### Task brief
For each line below that contains the string "chart", copy that line.
————————
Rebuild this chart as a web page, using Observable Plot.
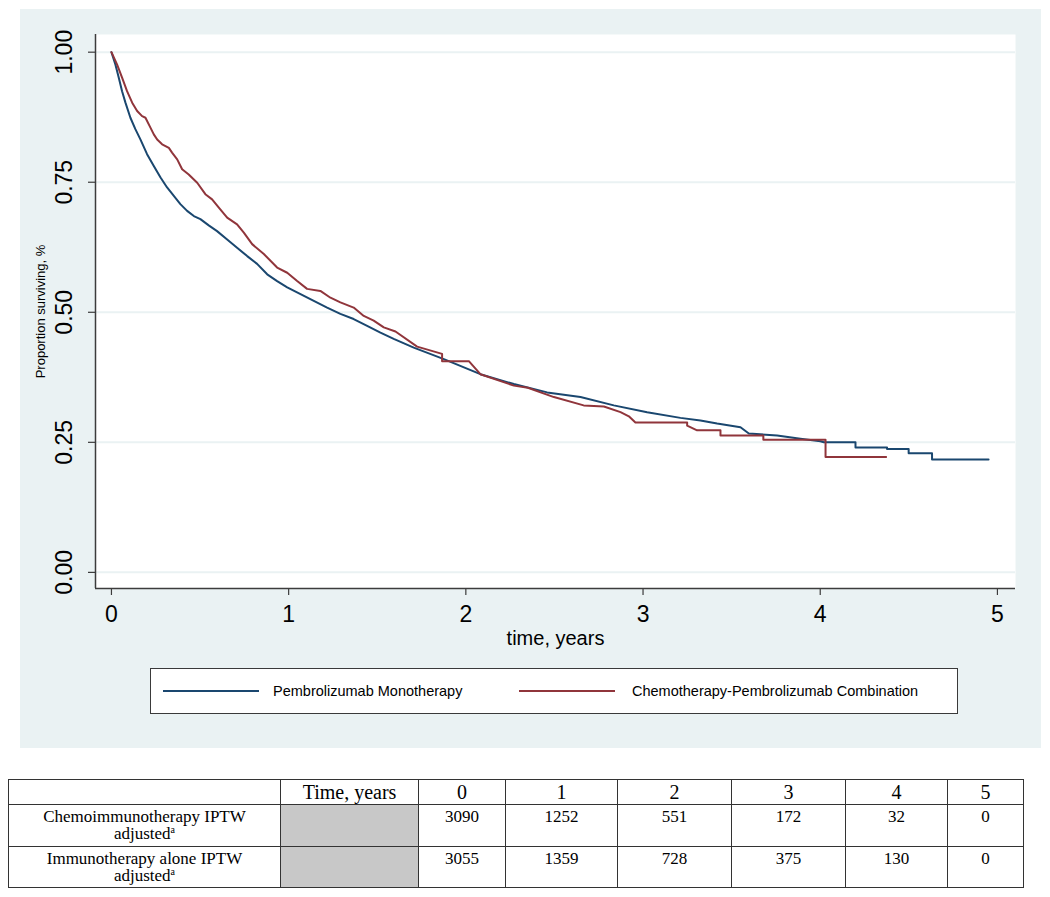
<!DOCTYPE html>
<html>
<head>
<meta charset="utf-8">
<script src="https://cdn.jsdelivr.net/npm/d3@7"></script>
<script src="https://cdn.jsdelivr.net/npm/@observablehq/plot@0.6"></script>
<style>
  html, body { margin: 0; padding: 0; background: #ffffff; }
  body { position: relative; width: 1050px; height: 897px; overflow: hidden; font-family: "Liberation Sans", Arial, sans-serif; }
  #panel { position: absolute; left: 20px; top: 9px; width: 1021px; height: 739px; background: #eaf2f3; }
  #chart { position: absolute; left: 0; top: 0; }
  #legend { position: absolute; left: 130px; top: 659px; width: 806px; height: 44px; background: #fff; border: 1px solid #3a3a3a; }
  .sw { position: absolute; top: 21px; height: 0; border-top: 2px solid; }
  .lt { position: absolute; top: 13px; font-size: 14.5px; line-height: 18px; color: #000; white-space: nowrap; }
  table { position: absolute; left: 8px; top: 779px; border-collapse: collapse; table-layout: fixed; font-family: "Liberation Serif", "Times New Roman", serif; color: #000; }
  td { border: 1px solid #333; padding: 0; text-align: center; vertical-align: top; }
  tr.head td { font-size: 20px; line-height: 23px; height: 24px; vertical-align: middle; }
  tr.body td { font-size: 17px; line-height: 17px; padding-top: 3px; }
  tr.r1 td { height: 38px; }
  tr.r2 td { height: 37px; }
  td.grey { background: #c8c8c8; }
  sup { font-size: 10px; line-height: 0; vertical-align: 6px; }
</style>
</head>
<body>
<div id="panel">
  <div id="chart"></div>
  <div id="legend"></div>
</div>
<table id="risk"></table>
<script>
// ---- Kaplan-Meier curves (time in years, proportion surviving) ----
const monoTime = [0, 0.0226, 0.0414, 0.060, 0.079, 0.107, 0.135, 0.164, 0.201, 0.239, 0.277, 0.314, 0.352, 0.389, 0.427, 0.465, 0.502, 0.549, 0.596, 0.653, 0.709, 0.766, 0.822, 0.879, 0.935, 0.992, 1.067, 1.142, 1.217, 1.292, 1.367, 1.443, 1.518, 1.593, 1.706, 1.876, 2.082, 2.271, 2.459, 2.647, 2.835, 3.023, 3.211, 3.324, 3.418, 3.55, 3.597, 3.757, 3.888, 4.001, 4.02, 4.199, 4.199, 4.377, 4.377, 4.499, 4.499, 4.631, 4.631, 4.95];
const monoSurv = [1.0, 0.976, 0.951, 0.925, 0.903, 0.874, 0.852, 0.832, 0.804, 0.781, 0.759, 0.740, 0.724, 0.708, 0.695, 0.685, 0.679, 0.667, 0.656, 0.640, 0.624, 0.608, 0.593, 0.573, 0.560, 0.548, 0.535, 0.522, 0.509, 0.497, 0.487, 0.474, 0.461, 0.449, 0.432, 0.410, 0.381, 0.362, 0.346, 0.337, 0.321, 0.308, 0.297, 0.292, 0.286, 0.279, 0.267, 0.263, 0.257, 0.252, 0.250, 0.250, 0.240, 0.240, 0.237, 0.237, 0.229, 0.229, 0.217, 0.217];

const comboTime = [0, 0.032, 0.060, 0.088, 0.117, 0.145, 0.173, 0.192, 0.220, 0.239, 0.258, 0.286, 0.324, 0.342, 0.371, 0.399, 0.436, 0.484, 0.530, 0.568, 0.606, 0.653, 0.709, 0.747, 0.794, 0.860, 0.935, 0.992, 1.048, 1.104, 1.179, 1.236, 1.292, 1.367, 1.424, 1.480, 1.537, 1.603, 1.725, 1.866, 1.866, 2.017, 2.082, 2.271, 2.35, 2.497, 2.665, 2.779, 2.873, 2.92, 2.957, 3.249, 3.249, 3.305, 3.437, 3.437, 3.679, 3.679, 4.03, 4.03, 4.372];
const comboSurv = [1.0, 0.976, 0.951, 0.925, 0.903, 0.887, 0.877, 0.874, 0.855, 0.842, 0.832, 0.823, 0.816, 0.807, 0.794, 0.775, 0.765, 0.749, 0.727, 0.717, 0.701, 0.682, 0.669, 0.653, 0.631, 0.612, 0.586, 0.576, 0.560, 0.545, 0.541, 0.528, 0.519, 0.509, 0.493, 0.484, 0.471, 0.463, 0.434, 0.420, 0.406, 0.406, 0.381, 0.359, 0.355, 0.337, 0.321, 0.319, 0.308, 0.300, 0.288, 0.288, 0.282, 0.273, 0.273, 0.263, 0.263, 0.255, 0.255, 0.222, 0.222];

const seriesNames = ["Pembrolizumab Monotherapy", "Chemotherapy-Pembrolizumab Combination"];
const seriesColors = ["#1a476f", "#90353b"];

const xTicks = [0, 1, 2, 3, 4, 5];
const yTicks = [0, 0.25, 0.5, 0.75, 1];
const xDomain = [-0.09, 5.102];
const yDomain = [-0.031, 1.034];

const xLabel = "time, years";
const yLabel = "Proportion surviving, %";

// ---- Number at risk table ----
const tableHeader = "Time, years";
const tableYears = ["0", "1", "2", "3", "4", "5"];
const rowLabels = ["Chemoimmunotherapy IPTW", "Immunotherapy alone IPTW"];
const chemoAtRisk = [3090, 1252, 551, 172, 32, 0];
const immunoAtRisk = [3055, 1359, 728, 375, 130, 0];

// ---- build data ----
const curves = [
  ...monoTime.map((t, i) => ({ t, s: monoSurv[i], series: seriesNames[0] })),
  ...comboTime.map((t, i) => ({ t, s: comboSurv[i], series: seriesNames[1] }))
];

const axisColor = "#3c3c3c";
const bg = "#eaf2f3";

const chart = Plot.plot({
  width: 1021,
  height: 650,
  marginLeft: 75,
  marginRight: 26,
  marginTop: 25,
  marginBottom: 71,
  style: { background: "transparent", fontFamily: "Liberation Sans, Arial, sans-serif", color: "#000" },
  x: { domain: xDomain, axis: null },
  y: { domain: yDomain, axis: null },
  color: { domain: seriesNames, range: seriesColors },
  marks: [
    Plot.frame({ fill: "#ffffff", stroke: null }),
    Plot.gridY(yTicks, { stroke: bg, strokeOpacity: 1, strokeWidth: 2 }),
    Plot.axisY(yTicks, { tickSize: 7, tickFormat: () => "", stroke: axisColor, strokeWidth: 1.2, label: null }),
    Plot.axisX(xTicks, { tickSize: 7, tickPadding: 10, fontSize: 23, stroke: axisColor, strokeWidth: 1.2, label: null, tickFormat: d => String(d) }),
    Plot.text(yTicks, { y: d => d, frameAnchor: "left", dx: -31, rotate: -90, text: d3.format(".2f"), textAnchor: "middle", lineAnchor: "middle", fontSize: 23, fill: "#000" }),
    Plot.text([yLabel], { frameAnchor: "left", dx: -55, rotate: -90, text: d => d, textAnchor: "middle", lineAnchor: "middle", fontSize: 13, fill: "#000" }),
    Plot.text([xLabel], { frameAnchor: "bottom", dy: 50, text: d => d, textAnchor: "middle", lineAnchor: "middle", fontSize: 20, fill: "#000" }),
    Plot.line(curves, { x: "t", y: "s", z: "series", stroke: "series", strokeWidth: 2, curve: "linear" }),
    Plot.ruleX([xDomain[0]], { stroke: axisColor, strokeWidth: 1.5 }),
    Plot.ruleY([yDomain[0]], { stroke: axisColor, strokeWidth: 1.5 })
  ]
});
document.getElementById("chart").appendChild(chart);

// ---- legend ----
const legend = document.getElementById("legend");
const swLeft = [12, 368];
const txtLeft = [122, 481];
seriesNames.forEach((name, i) => {
  const sw = document.createElement("div");
  sw.className = "sw";
  sw.style.left = swLeft[i] + "px";
  sw.style.width = "96px";
  sw.style.borderTopColor = seriesColors[i];
  legend.appendChild(sw);
  const tx = document.createElement("div");
  tx.className = "lt";
  tx.style.left = txtLeft[i] + "px";
  tx.textContent = name;
  legend.appendChild(tx);
});

// ---- table ----
const colWidths = [272, 138, 87, 112, 114, 114, 102, 76];
const table = document.getElementById("risk");
const cg = document.createElement("colgroup");
colWidths.forEach(w => { const c = document.createElement("col"); c.style.width = w + "px"; cg.appendChild(c); });
table.appendChild(cg);
table.style.width = colWidths.reduce((a, b) => a + b, 0) + "px";

const hr = document.createElement("tr");
hr.className = "head";
["", tableHeader, ...tableYears].forEach(v => { const td = document.createElement("td"); td.textContent = v; hr.appendChild(td); });
table.appendChild(hr);

[chemoAtRisk, immunoAtRisk].forEach((vals, r) => {
  const tr = document.createElement("tr");
  tr.className = "body r" + (r + 1);
  const lab = document.createElement("td");
  lab.innerHTML = rowLabels[r] + "<br>adjusted<sup>a</sup>";
  tr.appendChild(lab);
  const g = document.createElement("td");
  g.className = "grey";
  tr.appendChild(g);
  vals.forEach(v => { const td = document.createElement("td"); td.textContent = String(v); tr.appendChild(td); });
  table.appendChild(tr);
});
</script>
</body>
</html>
————————
### Solution for this exercise
Rebuild this chart as a web page, using Observable Plot.
  #chart { position: absolute; left: 0; top: 0; }
  <div id="chart"></div>
const chart = Plot.plot({
document.getElementById("chart").appendChild(chart);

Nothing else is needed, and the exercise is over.